Given instruction.
Gather all lines from the material that contain "this".

Entries shown.

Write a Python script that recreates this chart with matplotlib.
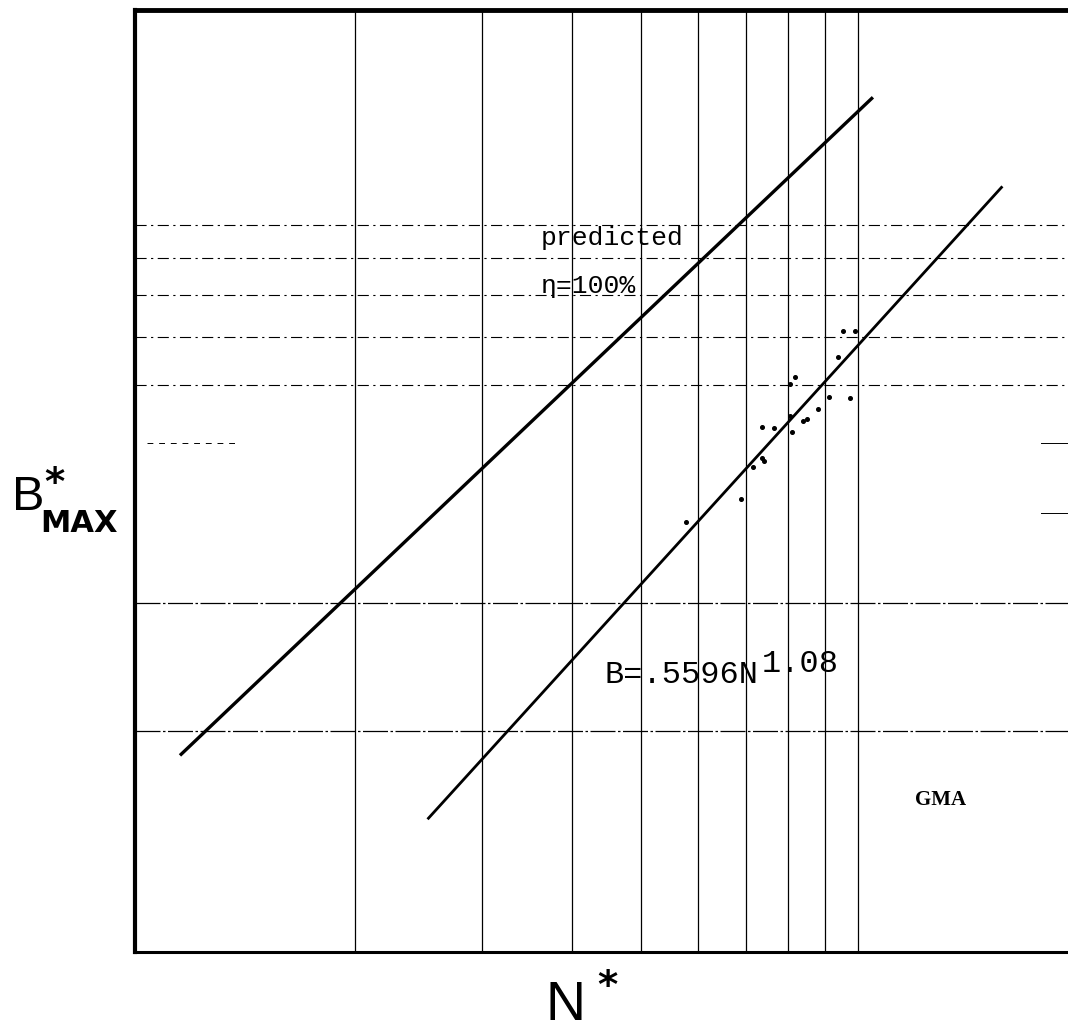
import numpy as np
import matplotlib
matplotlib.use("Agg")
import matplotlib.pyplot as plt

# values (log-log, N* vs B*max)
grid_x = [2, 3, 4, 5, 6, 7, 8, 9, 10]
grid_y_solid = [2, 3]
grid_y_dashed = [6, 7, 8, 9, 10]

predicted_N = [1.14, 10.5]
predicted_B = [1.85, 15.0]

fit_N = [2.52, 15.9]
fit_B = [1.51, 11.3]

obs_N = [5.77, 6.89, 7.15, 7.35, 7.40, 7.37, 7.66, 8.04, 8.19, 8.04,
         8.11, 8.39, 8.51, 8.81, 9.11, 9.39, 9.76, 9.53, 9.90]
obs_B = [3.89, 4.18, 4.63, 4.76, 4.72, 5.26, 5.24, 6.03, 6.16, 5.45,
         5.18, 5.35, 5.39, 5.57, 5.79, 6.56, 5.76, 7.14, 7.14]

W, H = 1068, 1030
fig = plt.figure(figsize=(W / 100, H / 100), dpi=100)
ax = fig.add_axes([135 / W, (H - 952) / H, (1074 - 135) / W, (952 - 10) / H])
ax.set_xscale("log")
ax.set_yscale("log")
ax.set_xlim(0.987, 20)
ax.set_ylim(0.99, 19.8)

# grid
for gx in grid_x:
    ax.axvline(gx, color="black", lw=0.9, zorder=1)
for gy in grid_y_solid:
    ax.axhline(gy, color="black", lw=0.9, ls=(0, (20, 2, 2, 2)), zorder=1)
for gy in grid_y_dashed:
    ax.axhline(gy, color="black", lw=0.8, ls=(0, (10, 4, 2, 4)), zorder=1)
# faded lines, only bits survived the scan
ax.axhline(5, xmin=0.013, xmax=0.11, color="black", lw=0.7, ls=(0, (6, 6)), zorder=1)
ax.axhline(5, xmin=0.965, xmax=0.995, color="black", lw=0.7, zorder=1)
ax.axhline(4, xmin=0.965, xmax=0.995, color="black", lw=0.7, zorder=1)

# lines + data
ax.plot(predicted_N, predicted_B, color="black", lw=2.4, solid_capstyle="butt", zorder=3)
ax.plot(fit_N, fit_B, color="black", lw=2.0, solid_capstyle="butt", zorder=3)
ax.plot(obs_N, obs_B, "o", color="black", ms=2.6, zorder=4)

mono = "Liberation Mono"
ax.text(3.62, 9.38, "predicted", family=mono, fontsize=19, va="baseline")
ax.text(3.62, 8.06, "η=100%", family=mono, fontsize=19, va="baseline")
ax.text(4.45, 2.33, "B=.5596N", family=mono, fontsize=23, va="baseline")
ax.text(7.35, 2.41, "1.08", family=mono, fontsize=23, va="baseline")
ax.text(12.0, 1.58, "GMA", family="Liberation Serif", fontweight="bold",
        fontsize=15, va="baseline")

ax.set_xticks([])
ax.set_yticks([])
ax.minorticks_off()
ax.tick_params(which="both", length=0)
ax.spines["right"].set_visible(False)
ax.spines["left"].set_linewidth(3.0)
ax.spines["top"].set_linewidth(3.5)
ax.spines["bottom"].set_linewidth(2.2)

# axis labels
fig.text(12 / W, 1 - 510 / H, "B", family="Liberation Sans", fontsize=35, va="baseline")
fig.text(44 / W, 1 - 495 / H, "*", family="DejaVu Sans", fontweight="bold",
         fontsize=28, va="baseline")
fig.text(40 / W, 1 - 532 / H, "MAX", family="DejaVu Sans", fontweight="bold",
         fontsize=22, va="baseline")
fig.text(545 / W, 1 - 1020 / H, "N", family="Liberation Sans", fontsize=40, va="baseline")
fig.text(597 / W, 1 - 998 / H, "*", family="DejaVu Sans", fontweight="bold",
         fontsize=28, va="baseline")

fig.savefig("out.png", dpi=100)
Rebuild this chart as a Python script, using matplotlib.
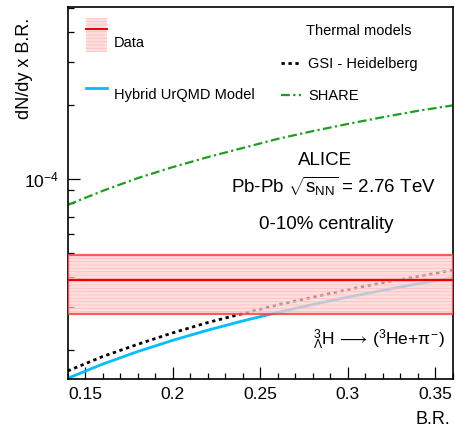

Response below.
Write a Python script that recreates this chart with matplotlib.
Rebuild this chart as a Python script, using matplotlib.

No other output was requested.